In a similar vein, the PRC’s manufacturing base has quickly moved up the value chain, making its products (for example, electric vehicles) more competitive with those of leading foreign firms. If, despite Xi’s more open policies, economic growth falters, the PRC may lean even harder into promoting exports of these goods, thus straining China’s global trading relationships.

An issue uppermost in many people’s minds is the fate of Taiwan, which dominates advanced semiconductor production. Although a sudden military move seems unlikely, any disruption — blockade, cyberattack, or standoff — could halt chip flows, affecting global industries from computing to cars. And any diplomatic miscalculation by the US, China, or Taiwan could escalate tensions.

In short, China’s quest to reshape the global order hinges on sustaining domestic stability and economic growth while projecting influence abroad. Policy signals will hint at how well Xi is balancing these goals, but whatever choices he makes will have far-reaching consequences.

For global CEOs, this means flexibility is essential.
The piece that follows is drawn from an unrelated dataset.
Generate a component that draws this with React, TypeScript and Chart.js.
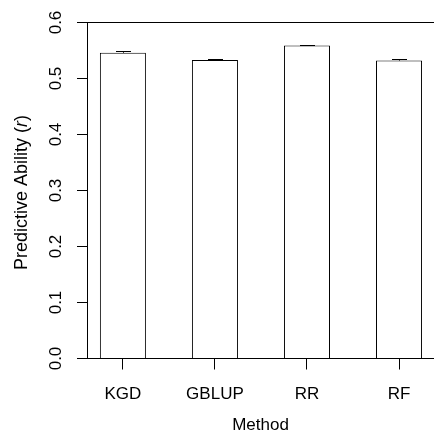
import React, { useEffect, useRef } from "react";
import { Chart, registerables } from "chart.js";

Chart.register(...registerables);

const categories = ["KGD", "GBLUP", "RR", "RF"];
const meanValues = [0.546, 0.533, 0.559, 0.532];
const errorValues = [0.0025, 0.0025, 0.0015, 0.0025];
const yTicks = [0, 0.1, 0.2, 0.3, 0.4, 0.5, 0.6];
const xTitle = "Method";
const yTitleParts = ["Predictive Ability (", "r", ")"];

const FONT = "'Liberation Sans', Arial, Helvetica, sans-serif";
const FONT_SIZE = 17;
const Y_TITLE_SIZE = 18;

export default function App() {
  const ref = useRef<HTMLCanvasElement>(null);

  useEffect(() => {
    if (!ref.current) return;

    const errorBars = {
      id: "errorBars",
      afterDatasetsDraw(chart: any) {
        const ctx = chart.ctx;
        const meta = chart.getDatasetMeta(0);
        const ys = chart.scales.y;
        ctx.save();
        ctx.strokeStyle = "#000";
        ctx.lineWidth = 1;
        meta.data.forEach((el: any, i: number) => {
          const x = Math.round(el.x) + 0.5;
          const yTop = Math.round(ys.getPixelForValue(meanValues[i] + errorValues[i])) + 0.5;
          const yMid = ys.getPixelForValue(meanValues[i]);
          ctx.beginPath();
          ctx.moveTo(x, yTop);
          ctx.lineTo(x, yMid);
          ctx.moveTo(x - 7.5, yTop);
          ctx.lineTo(x + 7.5, yTop);
          ctx.stroke();
        });
        ctx.restore();
      },
    };

    const yTitle = {
      id: "yTitle",
      afterDraw(chart: any) {
        const ctx = chart.ctx;
        const ca = chart.chartArea;
        const fN = `${Y_TITLE_SIZE}px ${FONT}`;
        const fI = `italic ${Y_TITLE_SIZE}px ${FONT}`;
        ctx.save();
        ctx.font = fN;
        const w1 = ctx.measureText(yTitleParts[0]).width;
        const w3 = ctx.measureText(yTitleParts[2]).width;
        ctx.font = fI;
        const w2 = ctx.measureText(yTitleParts[1]).width;
        const total = w1 + w2 + w3;
        const cy = (ca.top + ca.bottom) / 2 + 2;
        ctx.translate(27, cy);
        ctx.rotate(-Math.PI / 2);
        ctx.textBaseline = "alphabetic";
        ctx.textAlign = "left";
        ctx.fillStyle = "#000";
        let x = -total / 2;
        ctx.font = fN;
        ctx.fillText(yTitleParts[0], x, 0);
        x += w1;
        ctx.font = fI;
        ctx.fillText(yTitleParts[1], x, 0);
        x += w2;
        ctx.font = fN;
        ctx.fillText(yTitleParts[2], x, 0);
        ctx.restore();
      },
    };

    const chart = new Chart(ref.current, {
      type: "bar",
      data: {
        datasets: [
          {
            data: meanValues.map((v, i) => ({ x: i, y: v })),
            backgroundColor: "#ffffff",
            borderColor: "#000000",
            borderWidth: 1,
            borderSkipped: "start",
            barPercentage: 1,
            categoryPercentage: 0.5,
          },
        ],
      },
      options: {
        animation: false,
        responsive: true,
        maintainAspectRatio: false,
        layout: { padding: { top: 22.5, left: 0, right: 0, bottom: 0 } },
        plugins: {
          legend: { display: false },
          tooltip: { enabled: false },
          title: { display: false },
        },
        scales: {
          x: {
            type: "linear",
            offset: false,
            min: -0.39,
            max: 3.38,
            afterBuildTicks: (s: any) => {
              s.ticks = categories.map((_, i) => ({ value: i }));
            },
            afterFit: (s: any) => {
              s.height = 77.5;
            },
            grid: {
              display: true,
              drawOnChartArea: false,
              drawTicks: true,
              tickLength: 11,
              tickColor: "#000",
              color: "#000",
              offset: false,
            },
            border: { display: true, color: "#000", width: 1 },
            ticks: {
              callback: (v: any) => categories[Number(v)],
              font: { family: FONT, size: FONT_SIZE },
              color: "#000",
              padding: 15,
              maxRotation: 0,
              autoSkip: false,
            },
            title: {
              display: true,
              text: xTitle,
              font: { family: FONT, size: FONT_SIZE },
              color: "#000",
              padding: { top: 0, bottom: 0 },
            },
          },
          y: {
            min: 0,
            max: 0.6,
            afterBuildTicks: (s: any) => {
              s.ticks = yTicks.map((v) => ({ value: v }));
            },
            afterFit: (s: any) => {
              s.width = 87;
            },
            grid: {
              drawOnChartArea: true,
              drawTicks: true,
              tickLength: 10,
              tickColor: "#000",
              color: (c: any) =>
                c.tick && Math.abs(c.tick.value - 0.6) < 1e-9 ? "#000" : "rgba(0,0,0,0)",
            },
            border: { display: true, color: "#000", width: 1 },
            ticks: {
              callback: (v: any) => Number(v).toFixed(1),
              minRotation: 90,
              maxRotation: 90,
              crossAlign: "center",
              padding: 9,
              font: { family: FONT, size: FONT_SIZE },
              color: "#000",
            },
          },
        },
      },
      plugins: [errorBars, yTitle],
    } as any);

    return () => chart.destroy();
  }, []);

  return (
    <div style={{ position: "absolute", left: 0, top: 0, width: 434, height: 436, background: "#fff" }}>
      <canvas ref={ref} style={{ display: "block" }} />
    </div>
  );
}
First, reduce reliance on a single region or supplier. Second, invest in policy and regulatory intelligence to anticipate abrupt shifts. Third, prepare for potential disruptions in chip supply linked to Taiwan. Finally, keep a close eye on China’s expanding scientific and R&D footprint. Remember how the release of DeepSeek upended assumptions about AI and threw the industry into turmoil? Brace for the same in other fields.